Parametrizations channels

You may want to have some control on when, during the update of the internal state of the MO, a parametrization is going to be updated. For example, if one of your parametrization depends on the partial pressures in an atmosphere where speciation is solved, like in the previous chapter, you want the update to be made after the speciation has been solved for, while the effective equilibrium constant needs to be updated before. This can be done by specifying th eparametrization channel, which decides when the parametrization will be updated. There are 7 built-in parametrization channels:

1. eos: for the equatoins of state (in general only for density, thermal expansivity and heat capacity, used to calculate the adiabat)

2. pre-update: parametrizations in this channel are updated before the internal state is updated (i.e. before even the temperature is updated)

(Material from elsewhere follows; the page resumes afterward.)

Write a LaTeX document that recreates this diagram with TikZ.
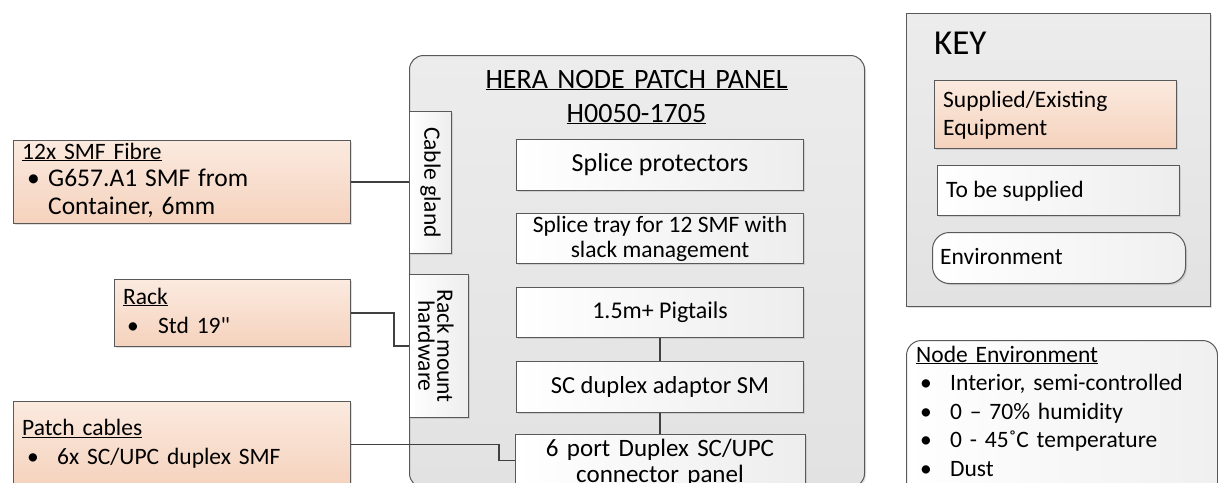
\documentclass[tikz,border=0pt]{standalone}
\usepackage{fontspec}
\setmainfont{Carlito}
\usetikzlibrary{shadows}
\definecolor{orTop}{RGB}{251,234,223}
\definecolor{orBot}{RGB}{245,210,189}
\definecolor{edgegray}{RGB}{89,89,89}
\definecolor{wiregray}{RGB}{64,64,64}
\definecolor{panelTop}{RGB}{236,236,236}
\definecolor{panelBot}{RGB}{226,226,226}
\newcommand\bodyfont{\fontsize{23.5}{28.5}\selectfont}
\newcommand\innerfont{\fontsize{24.5}{28}\selectfont}
\newcommand\titlefont{\fontsize{28}{34}\selectfont}
\newcommand\keyfont{\fontsize{35}{40}\selectfont}
\newcommand\bulw[1]{\makebox[#1pt][l]{\textbullet}}
\begin{document}
\begin{tikzpicture}[x=1pt,y=-1pt,
  boxbase/.style={draw=edgegray, line width=1pt, anchor=north west, inner sep=0pt,
    drop shadow={shadow xshift=1.5pt,shadow yshift=-1.5pt,opacity=0.25}},
  orangebox/.style={boxbase, top color=orTop, bottom color=orBot},
  whitebox/.style={boxbase, left color=white, right color=black!7, font=\innerfont},
  panelbox/.style={boxbase, top color=panelTop, bottom color=panelBot},
  envbox/.style={boxbase, left color=white, right color=black!6},
  txt/.style={anchor=base west, inner sep=0pt, font=\bodyfont, align=left},
  wire/.style={draw=wiregray, line width=1.6pt}]
\useasboundingbox (0,0) rectangle (1218,482);
\clip (0,0) rectangle (1218,482);

% main panel
\node[panelbox, rounded corners=14pt, minimum width=455pt, minimum height=432pt] (panel) at (409,55) {};
\node[anchor=base, inner sep=0pt, text width=420pt, align=center, font=\titlefont] (title) at (636.5,88)
  {\underline{HERA NODE PATCH PANEL}\\\underline{H0050-1705}};

% inner boxes
\node[whitebox, minimum width=287pt, minimum height=51pt, font=\fontsize{26}{28}\selectfont] (splprot) at (516,139) {Splice protectors};
\node[whitebox, minimum width=287pt, minimum height=50pt, align=center, font=\fontsize{23.5}{25}\selectfont] (spltray) at (516,213) {Splice tray for 12 SMF with\\slack management};
\node[whitebox, minimum width=287pt, minimum height=50pt, font=\fontsize{24}{28}\selectfont] (pigtails) at (516,287) {1.5m+ Pigtails};
\node[whitebox, minimum width=287pt, minimum height=51pt] (scdup) at (516,361) {SC duplex adaptor SM};
\node[whitebox, minimum width=290pt, minimum height=52pt] (sixport) at (515,434) {};
\node[anchor=base, inner sep=0pt, text width=290pt, align=center, font=\fontsize{25}{26}\selectfont] (sixtxt) at (660,456)
  {6 port Duplex SC/UPC\\connector panel};

\node[whitebox, minimum width=42pt, minimum height=142pt] (gland) at (409,111) {};
\node[rotate=-90, inner sep=0pt, font=\bodyfont] (glandtxt) at (gland.center) {Cable gland};
\node[whitebox, minimum width=59pt, minimum height=143pt] (rackhw) at (409,274) {};
\node[rotate=-90, inner sep=0pt, align=center, font=\fontsize{23.5}{19}\selectfont] (rackhwtxt) at ([xshift=-3pt]rackhw.center) {Rack mount\\hardware};

% supplied equipment
\node[orangebox, minimum width=337pt, minimum height=83pt] (fibre) at (13,140) {};
\node[txt, text width=320pt, font=\fontsize{23.5}{27.8}\selectfont] (fibretxt) at (22,159)
  {\underline{12x SMF Fibre}\\\fontsize{25.5}{27.8}\selectfont\hspace*{5pt}\bulw{21}G657.A1 SMF from\\\hspace*{26pt}Container, 6mm};
\node[orangebox, minimum width=236pt, minimum height=67pt] (rack) at (114,279) {};
\node[txt, text width=220pt, font=\fontsize{23.5}{29}\selectfont] (racktxt) at (123,304)
  {\underline{Rack}\\\hspace*{4pt}\bulw{31}Std 19\textquotedbl};
\node[orangebox, minimum width=337pt, minimum height=86pt] (patch) at (13,401) {};
\node[txt, text width=320pt, font=\fontsize{23.5}{28.5}\selectfont] (patchtxt) at (22,435.5)
  {\underline{Patch cables}\\\hspace*{5pt}\bulw{30}6x SC/UPC duplex SMF};

% key
\node[panelbox, minimum width=304pt, minimum height=293pt] (keybox) at (906,13) {};
\node[anchor=base west, inner sep=0pt, font=\keyfont] (keytitle) at (934,54) {KEY};
\node[orangebox, minimum width=242pt, minimum height=68pt] (keysup) at (934,80) {};
\node[txt, text width=230pt] (keysuptxt) at (943,107) {Supplied/Existing\\Equipment};
\node[boxbase, left color=white, right color=black!7, minimum width=242pt, minimum height=50pt] (keytbs) at (937,165) {};
\node[txt] (keytbstxt) at (946,197) {To be supplied};
\node[envbox, rounded corners=17pt, minimum width=253pt, minimum height=51pt] (keyenv) at (932,232) {};
\node[txt] (keyenvtxt) at (940,264) {Environment};

% node environment
\node[envbox, rounded corners=15pt, minimum width=311pt, minimum height=170pt] (env) at (906,340) {};
\node[txt, text width=300pt, font=\fontsize{23.5}{28.5}\selectfont] (envtxt) at (916,362)
  {\underline{Node Environment}\\
   \hspace*{4pt}\bulw{30}Interior, semi-controlled\\
   \hspace*{4pt}\bulw{30}0 – 70\% humidity\\
   \hspace*{4pt}\bulw{30}0 - 45˚C temperature\\
   \hspace*{4pt}\bulw{30}Dust};

% connectors
\draw[wire] (fibre.east) -- (fibre.east -| gland.west);
\draw[wire] (rack.east) -- ++(43,0) |- (rackhw.west);
\draw[wire] (patch.east) -- ++(148,0) |- (sixport.west);
\draw[wire] (pigtails.south) -- (scdup.north);
\draw[wire] (scdup.south) -- (scdup.south |- sixport.north);
\end{tikzpicture}
\end{document}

3. pre-frac: parametrizations in this channel are updated just before calling the fractionation function

4. pre-spec: parametrizations in this channel are updated just before calling the sepeciation function

5. post-spec: parametrizations in this channel are updated just after calling the sepeciation function

6. time-dep: parametrizations in this channel are updated during RK4_step, and are integrated to the RK4 time-stepping

7. internal heating: parametrizations in this channel are updated when calculating the heat-conservation equation

The default parametrization channel is “pre-spec”. Another parametrization channel can be specified using the keyword “param_channel” in the setParametrization method.